— Begin Collected material —
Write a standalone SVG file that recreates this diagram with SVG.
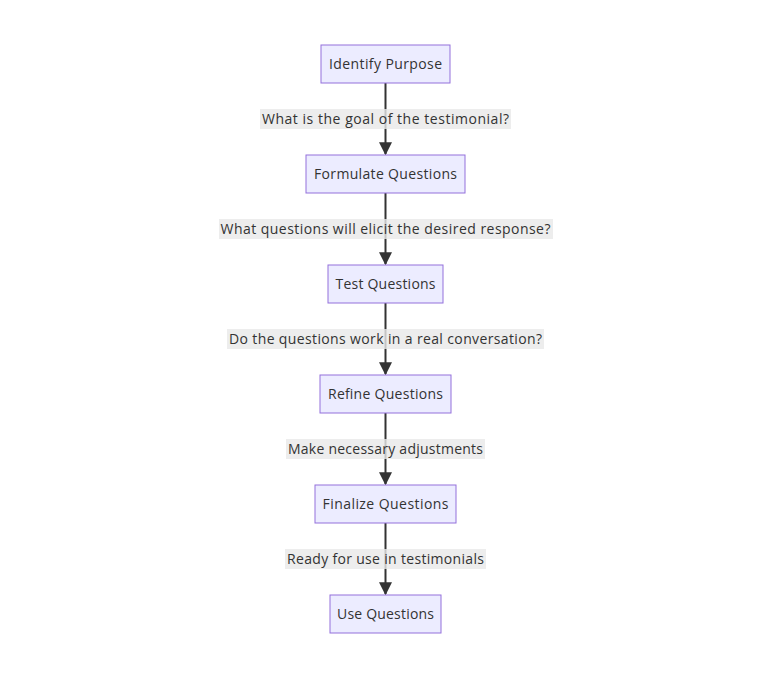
<svg xmlns="http://www.w3.org/2000/svg" width="768" height="680" viewBox="0 0 768 680">
<style>
.node rect{fill:#ECECFF;stroke:#9370DB;stroke-width:1}
.node text{font-family:"Open Sans","Liberation Sans",Arial,sans-serif;font-size:14px;fill:#333;text-anchor:middle;dominant-baseline:central}
.lbl rect{fill:#e8e8e8;opacity:0.8}
.lbl text{font-family:"Open Sans","Liberation Sans",Arial,sans-serif;font-size:14px;fill:#333;text-anchor:middle;dominant-baseline:central}
.edge{stroke:#333;stroke-width:2;fill:none}
</style>
<defs>
<marker id="arr" viewBox="0 0 10 10" refX="9" refY="5" markerWidth="13" markerHeight="13" markerUnits="userSpaceOnUse" orient="auto">
<path d="M0,0 L10,5 L0,10 z" fill="#333"/>
</marker>
</defs>
<rect width="768" height="680" fill="#fff"/>
<g id="edges">
<line class="edge" x1="385.5" y1="83" x2="385.5" y2="154" marker-end="url(#arr)"/>
<line class="edge" x1="385.5" y1="193" x2="385.5" y2="264" marker-end="url(#arr)"/>
<line class="edge" x1="385.5" y1="303" x2="385.5" y2="374" marker-end="url(#arr)"/>
<line class="edge" x1="385.5" y1="413" x2="385.5" y2="484" marker-end="url(#arr)"/>
<line class="edge" x1="385.5" y1="523" x2="385.5" y2="594" marker-end="url(#arr)"/>
<g class="lbl"><rect x="260" y="109" width="251" height="20"/><text x="385.5" y="118.5" textLength="247">What is the goal of the testimonial?</text></g>
<g class="lbl"><rect x="219" y="219" width="334" height="20"/><text x="385.5" y="228.5" textLength="330">What questions will elicit the desired response?</text></g>
<g class="lbl"><rect x="227" y="329" width="317" height="20"/><text x="385.5" y="338.5" textLength="313">Do the questions work in a real conversation?</text></g>
<g class="lbl"><rect x="286" y="439" width="199" height="20"/><text x="385.5" y="448.5" textLength="195">Make necessary adjustments</text></g>
<g class="lbl"><rect x="285" y="549" width="201" height="20"/><text x="385.5" y="558.5" textLength="197">Ready for use in testimonials</text></g>
</g>
<g id="n1" class="node"><rect x="321" y="45" width="129" height="38"/><text x="385.5" y="63.5" textLength="113">Identify Purpose</text></g>
<g id="n2" class="node"><rect x="306" y="155" width="159" height="38"/><text x="385.5" y="173.5" textLength="143">Formulate Questions</text></g>
<g id="n3" class="node"><rect x="328" y="265" width="115" height="38"/><text x="385.5" y="283.5" textLength="100">Test Questions</text></g>
<g id="n4" class="node"><rect x="320" y="375" width="131" height="38"/><text x="385.5" y="393.5" textLength="115">Refine Questions</text></g>
<g id="n5" class="node"><rect x="315" y="485" width="141" height="38"/><text x="385.5" y="503.5" textLength="126">Finalize Questions</text></g>
<g id="n6" class="node"><rect x="330" y="595" width="111" height="38"/><text x="385.5" y="613.5" textLength="97">Use Questions</text></g>
</svg>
— End Collected material —
Task objective —
Every line above should be returned exactly; the pictures stay out.

Solution below —
Write a standalone SVG file that recreates this diagram with SVG.
<svg xmlns="http://www.w3.org/2000/svg" width="768" height="680" viewBox="0 0 768 680">
<style>
.node rect{fill:#ECECFF;stroke:#9370DB;stroke-width:1}
.node text{font-family:"Open Sans","Liberation Sans",Arial,sans-serif;font-size:14px;fill:#333;text-anchor:middle;dominant-baseline:central}
.lbl rect{fill:#e8e8e8;opacity:0.8}
.lbl text{font-family:"Open Sans","Liberation Sans",Arial,sans-serif;font-size:14px;fill:#333;text-anchor:middle;dominant-baseline:central}
.edge{stroke:#333;stroke-width:2;fill:none}
</style>
<defs>
<marker id="arr" viewBox="0 0 10 10" refX="9" refY="5" markerWidth="13" markerHeight="13" markerUnits="userSpaceOnUse" orient="auto">
<path d="M0,0 L10,5 L0,10 z" fill="#333"/>
</marker>
</defs>
<rect width="768" height="680" fill="#fff"/>
<g id="edges">
<line class="edge" x1="385.5" y1="83" x2="385.5" y2="154" marker-end="url(#arr)"/>
<line class="edge" x1="385.5" y1="193" x2="385.5" y2="264" marker-end="url(#arr)"/>
<line class="edge" x1="385.5" y1="303" x2="385.5" y2="374" marker-end="url(#arr)"/>
<line class="edge" x1="385.5" y1="413" x2="385.5" y2="484" marker-end="url(#arr)"/>
<line class="edge" x1="385.5" y1="523" x2="385.5" y2="594" marker-end="url(#arr)"/>
<g class="lbl"><rect x="260" y="109" width="251" height="20"/><text x="385.5" y="118.5" textLength="247">What is the goal of the testimonial?</text></g>
<g class="lbl"><rect x="219" y="219" width="334" height="20"/><text x="385.5" y="228.5" textLength="330">What questions will elicit the desired response?</text></g>
<g class="lbl"><rect x="227" y="329" width="317" height="20"/><text x="385.5" y="338.5" textLength="313">Do the questions work in a real conversation?</text></g>
<g class="lbl"><rect x="286" y="439" width="199" height="20"/><text x="385.5" y="448.5" textLength="195">Make necessary adjustments</text></g>
<g class="lbl"><rect x="285" y="549" width="201" height="20"/><text x="385.5" y="558.5" textLength="197">Ready for use in testimonials</text></g>
</g>
<g id="n1" class="node"><rect x="321" y="45" width="129" height="38"/><text x="385.5" y="63.5" textLength="113">Identify Purpose</text></g>
<g id="n2" class="node"><rect x="306" y="155" width="159" height="38"/><text x="385.5" y="173.5" textLength="143">Formulate Questions</text></g>
<g id="n3" class="node"><rect x="328" y="265" width="115" height="38"/><text x="385.5" y="283.5" textLength="100">Test Questions</text></g>
<g id="n4" class="node"><rect x="320" y="375" width="131" height="38"/><text x="385.5" y="393.5" textLength="115">Refine Questions</text></g>
<g id="n5" class="node"><rect x="315" y="485" width="141" height="38"/><text x="385.5" y="503.5" textLength="126">Finalize Questions</text></g>
<g id="n6" class="node"><rect x="330" y="595" width="111" height="38"/><text x="385.5" y="613.5" textLength="97">Use Questions</text></g>
</svg>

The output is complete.